Thursday, January 12, 2012

Greek finance minister to meet IIF head (AP)

ATHENS, Greece ? Greece's finance minister was to hold crucial talks in Athens on Thursday with the head of a global banking association representing private bond holders in negotiations over a debt reduction deal that is part of the country's second international bailout.

Evangelos Venizelos was to meet with Charles Dallara, head of the Institute of International Finance, most likely in the morning. Dallara was also to meet with Prime Minister Lucas Papademos, as pressure mounts for a conclusion to the negotiations on the bond swap.

Greece hopes to finalize the deal soon with private investors for a voluntary 50 percent reduction in the value of their Greek bond holdings ? before a looming March deadline to repay euro14.5 billion in bonds that will come due. The bond swap, known as the Private Sector Involvement, or PSI, is a critical part of Greece's euro130 billion ($165 billion) international rescue which was agreed on in October but whose details remain to be worked out. The deal is essential to containing the country's massive national debt, with the aim of reducing it to 120 percent of gross domestic product by 2020, from more than 160 percent now.

On Wednesday, Venizelos said the negotiations "have advanced and are now at a very good point." Athens has been pushing to finalize the deal ahead of the arrival in Athens of a team of debt inspectors from the International Monetary Fund, European Central Bank and European Commission, expected early next week.

People close to the talks said Thursday's meeting with Dallara could be decisive. They spoke on condition their name not be used due to the sensitivity of the negotiations.

Near-bankrupt Greece has been surviving since May 2010 on rescue loans from other eurozone countries and the IMF. In return for the initial euro110 billion bailout, the Socialist government at the time imposed a series of deep austerity measures, including salary and pension cuts and repeated rounds of tax hikes.

But Athens found itself consistently slipping on several of the reform targets laid out in the bailout agreement, and it became clear last year that a second rescue was needed to prevent the country from a messy default that could drag down other European countries that use the euro, and threaten the single currency itself.

The country's interim coalition government, appointed in November to handle the new bailout negotiations following a political crisis, is now rushing to pass a new batch of reforms and cutbacks to secure the second rescue package.
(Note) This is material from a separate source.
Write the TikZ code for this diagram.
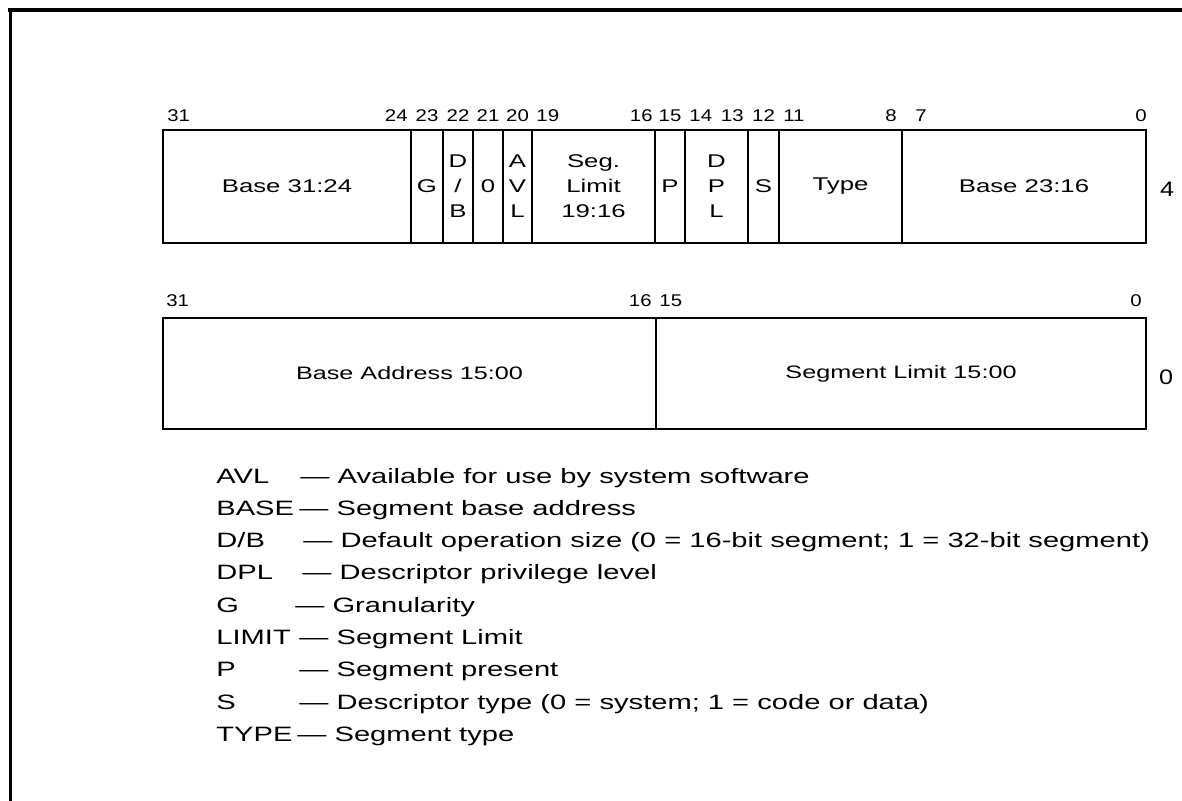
\documentclass[tikz,border=0pt]{standalone}
\usepackage{fontspec}
\setmainfont{Liberation Sans}[FakeStretch=1.4]
\newfontfamily\numfont{Liberation Sans}[FakeStretch=1.2]

\begin{document}
\begin{tikzpicture}[
  x=0.5pt, y=-0.5pt,
  box/.style={draw=black, line width=1pt},
  field/.style={font=\fontsize{9.2}{12.5}\selectfont, align=center, inner sep=0pt},
  wide/.style={font=\fontsize{9}{11}\selectfont, inner sep=0pt},
  bitno/.style={font=\numfont\fontsize{8.5}{10}\selectfont, inner sep=0pt},
  offs/.style={font=\numfont\fontsize{10.5}{12}\selectfont, inner sep=0pt},
  abbr/.style={font=\fontsize{10.4}{12}\selectfont, inner sep=0pt, anchor=base west}
]
\useasboundingbox (0,0) rectangle (1182,801);

% ---- page frame, open to the right and at the bottom
\draw[line width=2pt] (8,10) -- (1182,10);
\draw[line width=1.5pt] (10,9) -- (10,801);

% ---- upper doubleword (offset 4)
\foreach \l/\r/\txt [count=\i] in {163/411/{Base 31:24}, 411/443/G,
    443/473/{D\\/\\B}, 473/503/0, 503/532/{A\\V\\L},
    532/655/{Seg.\\Limit\\19:16}, 655/685/P, 685/748/{D\\P\\L},
    748/779/S, 779/902/Type, 902/1146/{Base 23:16}}
  {
  \draw[box] (\l,130) rectangle (\r,243);
  \node[field] (up\i) at ({(\l+\r)/2},186.5) {\txt};
  }

\foreach \x/\a/\n [count=\i] in {167/base west/31, 408/base east/24,
    427/base/23, 458/base/22, 488/base/21, 517.5/base/20,
    536/base west/19, 653/base east/16, 670/base/15, 689/base west/14,
    744/base east/13, 763.5/base/12, 783/base west/11, 897/base east/8,
    915/base west/7, 1147/base east/0}
  \node[bitno, anchor=\a] (ub\i) at (\x,121.5) {\n};

\node[offs] (off4) at (1167,189) {4};

% ---- lower doubleword (offset 0)
\draw[box] (163,318) rectangle (1146,429);
\draw[line width=0.7pt] (656,318) -- (656,429);
\node[wide] (lo1) at (409.5,373.5) {Base Address 15:00};
\node[wide] (lo2) at (901,373.5) {Segment Limit 15:00};

\foreach \x/\a/\n [count=\i] in {166/base west/31, 652/base east/16,
    659/base west/15, 1142/base east/0}
  \node[bitno, anchor=\a] (lb\i) at (\x,307) {\n};

\node[offs] (off0) at (1166,377) {0};

% ---- legend of field abbreviations
\foreach \k/\dx/\txt [count=\i from 0] in {
    AVL/300/{Available for use by system software},
    BASE/299/{Segment base address},
    {D/B}/303/{Default operation size (0 = 16-bit segment; 1 = 32-bit segment)},
    DPL/302/{Descriptor privilege level},
    G/295/{Granularity},
    LIMIT/299/{Segment Limit},
    P/299/{Segment present},
    S/299/{Descriptor type (0 = system; 1 = code or data)},
    TYPE/297/{Segment type}}
  {
  \node[abbr] (key\i) at (216,{483+32.3*\i}) {\k};
  \node[abbr] (desc\i) at (\dx,{483+32.3*\i}) {— \txt};
  }

\end{tikzpicture}
\end{document}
With recession in its fourth year, Greece is struggling to meet deficit-reduction targets and is calling on unions and employers to hammer out a voluntary wage-reduction deal for the private sector to try and make its battered economy more competitive.

Greece's budget deficit is expected to hit 9.6 percent of economic output in 2011, about half a percentage point above target, the country's development minister acknowledged Wednesday.